Exercise data →

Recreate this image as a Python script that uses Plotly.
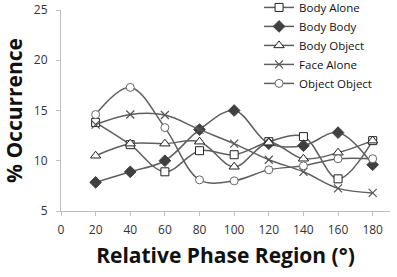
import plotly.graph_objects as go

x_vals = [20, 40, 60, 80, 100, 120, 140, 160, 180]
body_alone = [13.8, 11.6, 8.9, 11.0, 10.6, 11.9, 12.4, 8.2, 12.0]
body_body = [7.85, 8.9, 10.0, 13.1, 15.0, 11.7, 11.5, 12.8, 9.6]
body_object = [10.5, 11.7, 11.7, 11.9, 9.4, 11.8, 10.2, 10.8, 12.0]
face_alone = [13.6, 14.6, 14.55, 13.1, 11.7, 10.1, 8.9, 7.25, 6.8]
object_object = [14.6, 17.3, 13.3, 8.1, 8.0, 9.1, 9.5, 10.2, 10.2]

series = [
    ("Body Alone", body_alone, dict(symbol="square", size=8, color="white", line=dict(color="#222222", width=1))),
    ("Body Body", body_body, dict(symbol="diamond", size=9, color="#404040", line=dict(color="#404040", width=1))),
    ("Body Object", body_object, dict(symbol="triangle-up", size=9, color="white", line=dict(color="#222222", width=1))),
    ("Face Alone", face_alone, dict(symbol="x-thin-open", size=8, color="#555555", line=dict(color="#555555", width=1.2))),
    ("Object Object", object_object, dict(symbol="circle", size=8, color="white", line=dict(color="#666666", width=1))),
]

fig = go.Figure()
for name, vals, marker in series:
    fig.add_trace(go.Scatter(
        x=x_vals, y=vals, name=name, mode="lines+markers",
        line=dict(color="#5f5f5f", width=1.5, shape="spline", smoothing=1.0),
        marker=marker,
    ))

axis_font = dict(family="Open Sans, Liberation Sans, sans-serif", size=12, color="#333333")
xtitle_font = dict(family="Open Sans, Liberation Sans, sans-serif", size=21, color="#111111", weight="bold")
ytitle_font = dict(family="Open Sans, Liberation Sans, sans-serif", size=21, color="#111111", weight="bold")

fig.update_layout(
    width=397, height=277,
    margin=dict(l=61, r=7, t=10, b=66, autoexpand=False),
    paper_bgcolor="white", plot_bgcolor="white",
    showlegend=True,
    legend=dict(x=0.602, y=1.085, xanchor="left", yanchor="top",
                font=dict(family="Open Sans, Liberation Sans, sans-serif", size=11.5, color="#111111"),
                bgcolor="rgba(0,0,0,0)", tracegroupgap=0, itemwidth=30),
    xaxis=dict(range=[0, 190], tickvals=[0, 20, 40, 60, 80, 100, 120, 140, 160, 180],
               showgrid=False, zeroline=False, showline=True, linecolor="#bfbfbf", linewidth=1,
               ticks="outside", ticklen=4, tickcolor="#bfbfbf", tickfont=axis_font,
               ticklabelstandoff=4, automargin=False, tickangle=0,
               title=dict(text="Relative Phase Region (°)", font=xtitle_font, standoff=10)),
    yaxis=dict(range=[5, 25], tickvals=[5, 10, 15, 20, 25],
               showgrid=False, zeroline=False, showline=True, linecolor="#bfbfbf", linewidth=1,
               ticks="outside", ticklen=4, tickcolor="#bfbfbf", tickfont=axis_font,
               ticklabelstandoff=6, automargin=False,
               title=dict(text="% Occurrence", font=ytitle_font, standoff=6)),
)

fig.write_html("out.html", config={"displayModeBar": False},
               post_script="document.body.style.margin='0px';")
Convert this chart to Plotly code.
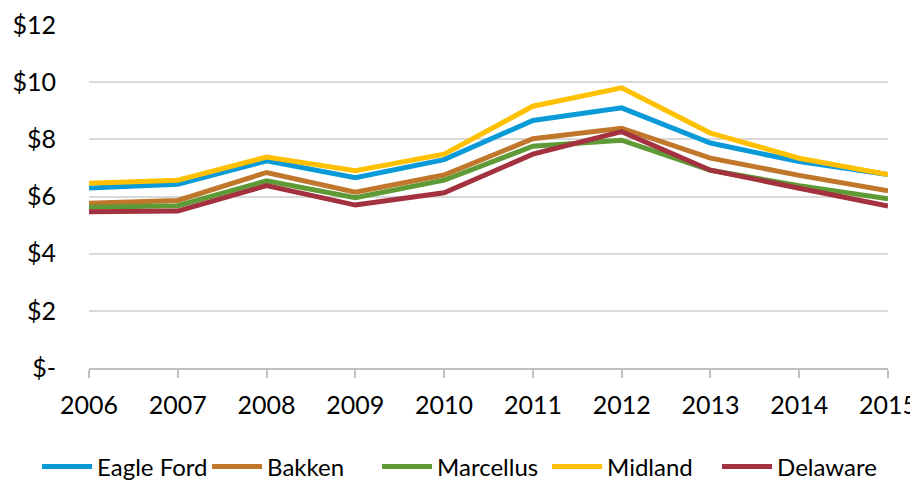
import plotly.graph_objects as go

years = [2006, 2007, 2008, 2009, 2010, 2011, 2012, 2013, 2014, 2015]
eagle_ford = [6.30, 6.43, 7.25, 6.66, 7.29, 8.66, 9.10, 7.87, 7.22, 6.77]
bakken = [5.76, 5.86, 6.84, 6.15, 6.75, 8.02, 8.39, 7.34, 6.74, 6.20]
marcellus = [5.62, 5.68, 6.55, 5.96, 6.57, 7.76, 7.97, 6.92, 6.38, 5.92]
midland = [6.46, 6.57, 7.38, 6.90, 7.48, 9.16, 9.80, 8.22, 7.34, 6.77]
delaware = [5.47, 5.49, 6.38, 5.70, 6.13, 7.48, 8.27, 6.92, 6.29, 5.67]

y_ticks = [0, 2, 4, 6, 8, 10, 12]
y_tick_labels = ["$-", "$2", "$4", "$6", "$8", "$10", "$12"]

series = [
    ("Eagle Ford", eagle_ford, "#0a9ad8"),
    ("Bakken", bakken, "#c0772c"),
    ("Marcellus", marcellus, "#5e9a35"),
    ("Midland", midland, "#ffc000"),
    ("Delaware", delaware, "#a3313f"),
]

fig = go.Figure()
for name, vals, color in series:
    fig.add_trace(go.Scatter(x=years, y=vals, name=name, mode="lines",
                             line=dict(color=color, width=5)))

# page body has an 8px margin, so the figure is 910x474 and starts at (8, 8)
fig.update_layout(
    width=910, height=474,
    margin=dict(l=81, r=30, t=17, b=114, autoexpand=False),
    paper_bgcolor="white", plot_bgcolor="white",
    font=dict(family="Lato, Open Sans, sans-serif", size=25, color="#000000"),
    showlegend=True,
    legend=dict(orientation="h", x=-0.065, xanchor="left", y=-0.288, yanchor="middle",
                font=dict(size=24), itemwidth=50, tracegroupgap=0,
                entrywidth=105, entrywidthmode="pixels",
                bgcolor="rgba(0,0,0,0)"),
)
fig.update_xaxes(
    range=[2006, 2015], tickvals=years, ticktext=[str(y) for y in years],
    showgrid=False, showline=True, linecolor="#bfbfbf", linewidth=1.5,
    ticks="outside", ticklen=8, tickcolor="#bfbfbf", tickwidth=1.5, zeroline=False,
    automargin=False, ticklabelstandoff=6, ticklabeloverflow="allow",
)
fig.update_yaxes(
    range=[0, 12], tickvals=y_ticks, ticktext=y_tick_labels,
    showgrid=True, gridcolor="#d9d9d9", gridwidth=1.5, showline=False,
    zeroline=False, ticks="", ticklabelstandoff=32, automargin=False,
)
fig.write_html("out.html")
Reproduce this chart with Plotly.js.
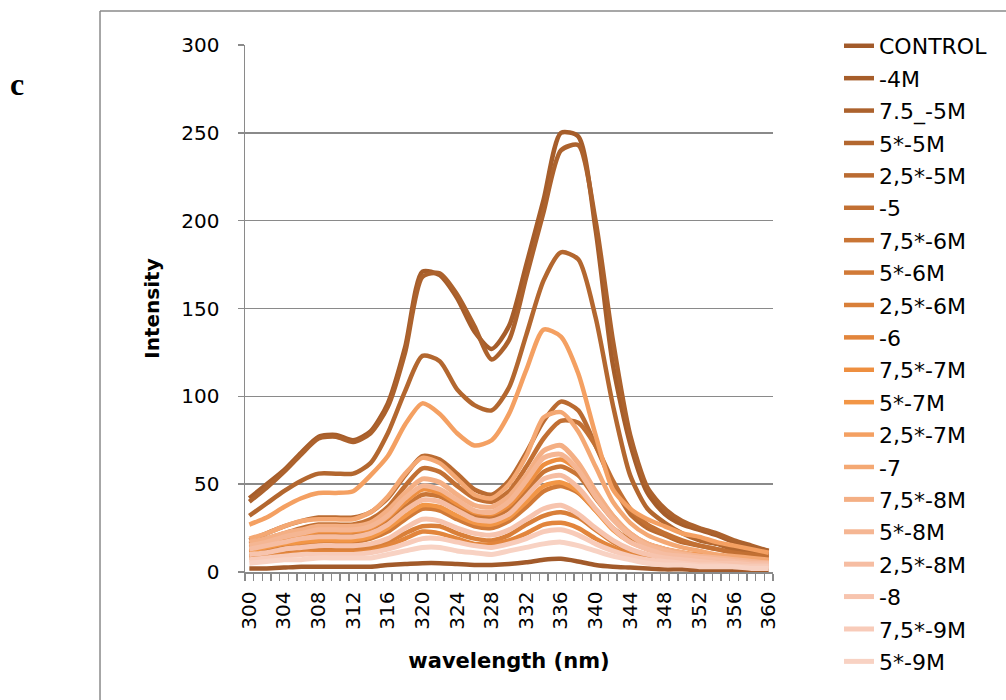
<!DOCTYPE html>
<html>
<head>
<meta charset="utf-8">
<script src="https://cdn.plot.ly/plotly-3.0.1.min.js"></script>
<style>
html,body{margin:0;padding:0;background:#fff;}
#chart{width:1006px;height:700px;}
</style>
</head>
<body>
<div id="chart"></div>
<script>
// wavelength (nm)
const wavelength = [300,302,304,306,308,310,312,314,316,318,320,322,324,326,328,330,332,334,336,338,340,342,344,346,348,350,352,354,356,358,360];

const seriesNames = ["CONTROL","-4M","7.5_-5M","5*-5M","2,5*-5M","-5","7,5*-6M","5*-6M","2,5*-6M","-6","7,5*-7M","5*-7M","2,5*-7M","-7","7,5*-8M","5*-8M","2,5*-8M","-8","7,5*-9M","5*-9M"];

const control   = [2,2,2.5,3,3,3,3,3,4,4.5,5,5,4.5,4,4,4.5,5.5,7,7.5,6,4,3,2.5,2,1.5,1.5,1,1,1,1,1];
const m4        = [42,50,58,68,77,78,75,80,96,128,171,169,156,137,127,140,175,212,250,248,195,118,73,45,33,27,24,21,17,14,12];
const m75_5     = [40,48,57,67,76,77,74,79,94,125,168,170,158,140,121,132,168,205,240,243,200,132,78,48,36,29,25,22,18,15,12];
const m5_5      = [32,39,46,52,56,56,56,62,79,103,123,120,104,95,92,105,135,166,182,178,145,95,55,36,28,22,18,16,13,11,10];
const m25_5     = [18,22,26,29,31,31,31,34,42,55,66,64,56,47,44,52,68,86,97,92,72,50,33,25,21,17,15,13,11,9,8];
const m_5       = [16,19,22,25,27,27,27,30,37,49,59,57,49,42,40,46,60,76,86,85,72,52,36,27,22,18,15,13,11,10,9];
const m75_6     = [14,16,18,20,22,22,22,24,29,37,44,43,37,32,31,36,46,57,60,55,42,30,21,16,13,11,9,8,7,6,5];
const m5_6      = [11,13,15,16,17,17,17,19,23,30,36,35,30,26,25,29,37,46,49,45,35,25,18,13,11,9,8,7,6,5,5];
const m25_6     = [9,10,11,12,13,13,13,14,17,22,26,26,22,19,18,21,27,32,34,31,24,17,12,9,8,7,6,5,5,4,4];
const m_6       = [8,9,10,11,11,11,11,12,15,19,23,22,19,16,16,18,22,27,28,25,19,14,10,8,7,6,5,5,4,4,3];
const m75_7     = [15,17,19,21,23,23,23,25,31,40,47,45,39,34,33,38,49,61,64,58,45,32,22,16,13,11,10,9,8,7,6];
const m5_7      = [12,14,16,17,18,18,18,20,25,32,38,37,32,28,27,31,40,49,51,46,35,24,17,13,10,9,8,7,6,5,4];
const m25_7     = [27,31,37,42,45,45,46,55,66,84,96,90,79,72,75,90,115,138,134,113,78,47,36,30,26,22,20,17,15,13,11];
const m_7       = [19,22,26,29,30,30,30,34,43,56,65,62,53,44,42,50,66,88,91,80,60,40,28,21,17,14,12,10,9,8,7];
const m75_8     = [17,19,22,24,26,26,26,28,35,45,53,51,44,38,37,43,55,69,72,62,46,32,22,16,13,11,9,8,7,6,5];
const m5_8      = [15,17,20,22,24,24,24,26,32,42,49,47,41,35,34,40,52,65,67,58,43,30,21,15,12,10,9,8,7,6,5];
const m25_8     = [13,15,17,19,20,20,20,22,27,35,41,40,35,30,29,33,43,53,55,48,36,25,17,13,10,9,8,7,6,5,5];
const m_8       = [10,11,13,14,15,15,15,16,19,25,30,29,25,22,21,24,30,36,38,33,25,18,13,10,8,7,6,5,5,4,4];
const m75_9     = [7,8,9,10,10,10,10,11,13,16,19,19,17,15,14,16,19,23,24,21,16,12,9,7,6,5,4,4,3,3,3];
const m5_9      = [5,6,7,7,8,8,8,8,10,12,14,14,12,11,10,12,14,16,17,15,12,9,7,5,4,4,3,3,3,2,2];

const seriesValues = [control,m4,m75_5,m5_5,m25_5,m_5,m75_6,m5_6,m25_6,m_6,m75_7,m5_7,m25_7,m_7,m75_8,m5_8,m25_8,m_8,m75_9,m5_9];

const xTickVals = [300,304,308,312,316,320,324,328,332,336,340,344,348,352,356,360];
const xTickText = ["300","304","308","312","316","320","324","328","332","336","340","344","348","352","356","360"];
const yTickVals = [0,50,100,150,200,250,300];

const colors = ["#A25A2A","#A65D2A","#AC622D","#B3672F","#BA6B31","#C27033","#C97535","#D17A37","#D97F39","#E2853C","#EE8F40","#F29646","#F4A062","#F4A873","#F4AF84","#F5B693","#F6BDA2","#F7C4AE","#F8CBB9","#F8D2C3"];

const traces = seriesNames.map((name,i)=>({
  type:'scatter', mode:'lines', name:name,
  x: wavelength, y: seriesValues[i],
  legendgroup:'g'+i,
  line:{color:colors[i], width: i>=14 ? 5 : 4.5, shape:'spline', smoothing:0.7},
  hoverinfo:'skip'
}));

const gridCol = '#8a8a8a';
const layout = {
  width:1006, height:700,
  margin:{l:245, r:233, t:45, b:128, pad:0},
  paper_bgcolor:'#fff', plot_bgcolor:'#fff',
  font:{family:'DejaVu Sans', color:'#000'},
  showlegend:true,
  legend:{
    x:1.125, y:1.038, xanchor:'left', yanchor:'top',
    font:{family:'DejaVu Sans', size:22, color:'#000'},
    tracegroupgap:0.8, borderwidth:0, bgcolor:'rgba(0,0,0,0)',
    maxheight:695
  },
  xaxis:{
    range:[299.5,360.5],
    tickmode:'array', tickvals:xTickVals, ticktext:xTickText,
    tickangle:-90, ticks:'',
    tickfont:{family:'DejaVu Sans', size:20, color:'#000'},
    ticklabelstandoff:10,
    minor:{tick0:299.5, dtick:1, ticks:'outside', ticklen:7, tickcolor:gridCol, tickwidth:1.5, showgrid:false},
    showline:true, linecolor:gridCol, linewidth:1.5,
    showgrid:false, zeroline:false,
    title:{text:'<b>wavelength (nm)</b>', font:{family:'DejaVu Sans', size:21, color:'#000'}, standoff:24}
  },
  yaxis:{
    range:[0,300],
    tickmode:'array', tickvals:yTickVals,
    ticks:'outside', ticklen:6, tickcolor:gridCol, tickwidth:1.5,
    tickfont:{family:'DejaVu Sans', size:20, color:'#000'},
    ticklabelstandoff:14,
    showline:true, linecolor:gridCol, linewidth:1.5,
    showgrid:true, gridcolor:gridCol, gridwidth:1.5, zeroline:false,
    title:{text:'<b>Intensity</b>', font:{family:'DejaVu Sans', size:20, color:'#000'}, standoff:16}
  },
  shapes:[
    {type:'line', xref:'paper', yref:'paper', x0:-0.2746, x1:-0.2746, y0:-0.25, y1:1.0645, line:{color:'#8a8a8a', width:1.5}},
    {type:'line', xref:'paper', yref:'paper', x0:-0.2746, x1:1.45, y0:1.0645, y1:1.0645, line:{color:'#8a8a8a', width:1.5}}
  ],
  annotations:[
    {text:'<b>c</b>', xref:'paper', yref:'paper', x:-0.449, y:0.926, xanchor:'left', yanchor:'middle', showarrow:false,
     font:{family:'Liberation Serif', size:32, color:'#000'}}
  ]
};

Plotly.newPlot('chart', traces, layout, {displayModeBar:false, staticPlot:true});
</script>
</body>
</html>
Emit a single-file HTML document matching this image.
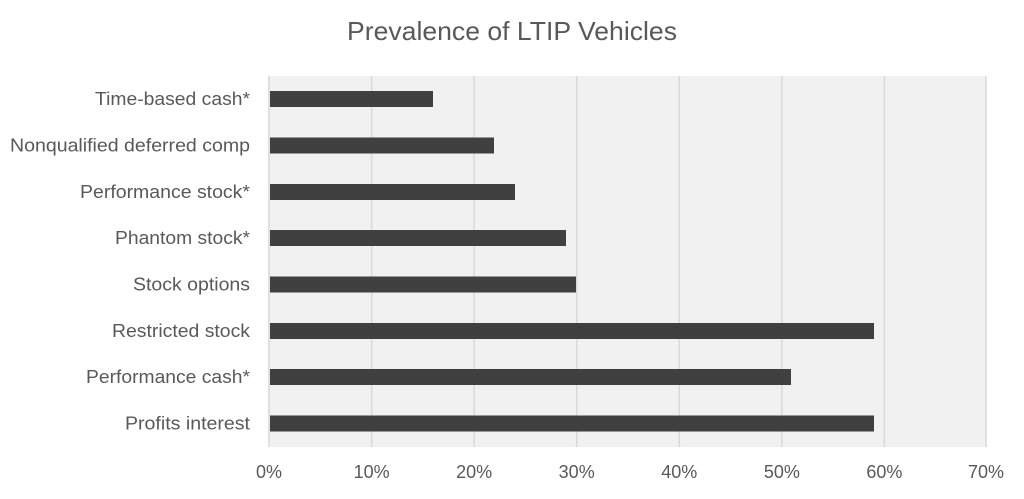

Work instructions →
Omit the pictures. Extract exactly the lines that begin with the one holding "Convert this chart to Plotly code." and end with the one holding "6.92, 6.29, 5.67]", inclusive.

Expected answer →
Convert this chart to Plotly code.
import plotly.graph_objects as go

years = [2006, 2007, 2008, 2009, 2010, 2011, 2012, 2013, 2014, 2015]
eagle_ford = [6.30, 6.43, 7.25, 6.66, 7.29, 8.66, 9.10, 7.87, 7.22, 6.77]
bakken = [5.76, 5.86, 6.84, 6.15, 6.75, 8.02, 8.39, 7.34, 6.74, 6.20]
marcellus = [5.62, 5.68, 6.55, 5.96, 6.57, 7.76, 7.97, 6.92, 6.38, 5.92]
midland = [6.46, 6.57, 7.38, 6.90, 7.48, 9.16, 9.80, 8.22, 7.34, 6.77]
delaware = [5.47, 5.49, 6.38, 5.70, 6.13, 7.48, 8.27, 6.92, 6.29, 5.67]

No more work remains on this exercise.